• _Source material_
---+---
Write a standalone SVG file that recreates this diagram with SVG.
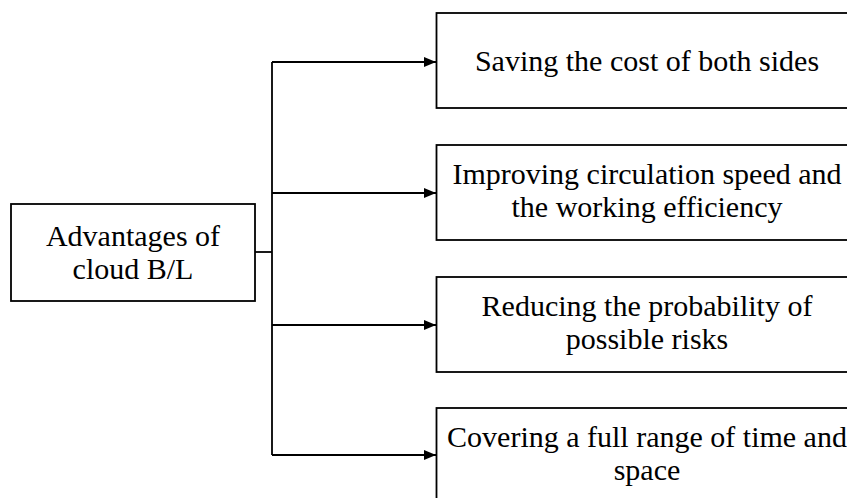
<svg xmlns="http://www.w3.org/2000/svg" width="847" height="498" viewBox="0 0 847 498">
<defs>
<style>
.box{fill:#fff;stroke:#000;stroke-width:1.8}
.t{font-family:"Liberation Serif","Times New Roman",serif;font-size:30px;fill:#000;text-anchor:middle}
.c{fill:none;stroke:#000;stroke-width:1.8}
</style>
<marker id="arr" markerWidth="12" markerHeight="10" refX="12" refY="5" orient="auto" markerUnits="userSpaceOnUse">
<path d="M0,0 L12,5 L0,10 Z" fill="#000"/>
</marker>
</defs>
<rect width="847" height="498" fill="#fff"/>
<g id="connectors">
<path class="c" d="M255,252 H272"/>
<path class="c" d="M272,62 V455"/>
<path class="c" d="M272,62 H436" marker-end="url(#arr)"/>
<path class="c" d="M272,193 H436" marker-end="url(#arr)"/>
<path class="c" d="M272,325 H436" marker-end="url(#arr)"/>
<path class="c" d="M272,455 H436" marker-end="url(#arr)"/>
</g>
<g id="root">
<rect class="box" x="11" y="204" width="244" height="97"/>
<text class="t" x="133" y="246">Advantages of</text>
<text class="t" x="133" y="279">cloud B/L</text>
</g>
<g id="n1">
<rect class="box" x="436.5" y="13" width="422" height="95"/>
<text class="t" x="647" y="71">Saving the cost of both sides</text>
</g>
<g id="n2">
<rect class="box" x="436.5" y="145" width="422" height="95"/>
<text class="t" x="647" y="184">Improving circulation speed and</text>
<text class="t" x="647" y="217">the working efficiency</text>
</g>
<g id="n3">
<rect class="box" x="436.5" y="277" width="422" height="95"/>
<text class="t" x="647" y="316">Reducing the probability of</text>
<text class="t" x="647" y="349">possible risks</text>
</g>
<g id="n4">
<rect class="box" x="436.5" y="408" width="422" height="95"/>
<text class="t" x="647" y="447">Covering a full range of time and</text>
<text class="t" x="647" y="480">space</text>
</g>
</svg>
---+---
• _To do_
Please set down each line of the data above exactly as written, without the pictures.

• _The completed task_
Write a standalone SVG file that recreates this diagram with SVG.
<svg xmlns="http://www.w3.org/2000/svg" width="847" height="498" viewBox="0 0 847 498">
<defs>
<style>
.box{fill:#fff;stroke:#000;stroke-width:1.8}
.t{font-family:"Liberation Serif","Times New Roman",serif;font-size:30px;fill:#000;text-anchor:middle}
.c{fill:none;stroke:#000;stroke-width:1.8}
</style>
<marker id="arr" markerWidth="12" markerHeight="10" refX="12" refY="5" orient="auto" markerUnits="userSpaceOnUse">
<path d="M0,0 L12,5 L0,10 Z" fill="#000"/>
</marker>
</defs>
<rect width="847" height="498" fill="#fff"/>
<g id="connectors">
<path class="c" d="M255,252 H272"/>
<path class="c" d="M272,62 V455"/>
<path class="c" d="M272,62 H436" marker-end="url(#arr)"/>
<path class="c" d="M272,193 H436" marker-end="url(#arr)"/>
<path class="c" d="M272,325 H436" marker-end="url(#arr)"/>
<path class="c" d="M272,455 H436" marker-end="url(#arr)"/>
</g>
<g id="root">
<rect class="box" x="11" y="204" width="244" height="97"/>
<text class="t" x="133" y="246">Advantages of</text>
<text class="t" x="133" y="279">cloud B/L</text>
</g>
<g id="n1">
<rect class="box" x="436.5" y="13" width="422" height="95"/>
<text class="t" x="647" y="71">Saving the cost of both sides</text>
</g>
<g id="n2">
<rect class="box" x="436.5" y="145" width="422" height="95"/>
<text class="t" x="647" y="184">Improving circulation speed and</text>
<text class="t" x="647" y="217">the working efficiency</text>
</g>
<g id="n3">
<rect class="box" x="436.5" y="277" width="422" height="95"/>
<text class="t" x="647" y="316">Reducing the probability of</text>
<text class="t" x="647" y="349">possible risks</text>
</g>
<g id="n4">
<rect class="box" x="436.5" y="408" width="422" height="95"/>
<text class="t" x="647" y="447">Covering a full range of time and</text>
<text class="t" x="647" y="480">space</text>
</g>
</svg>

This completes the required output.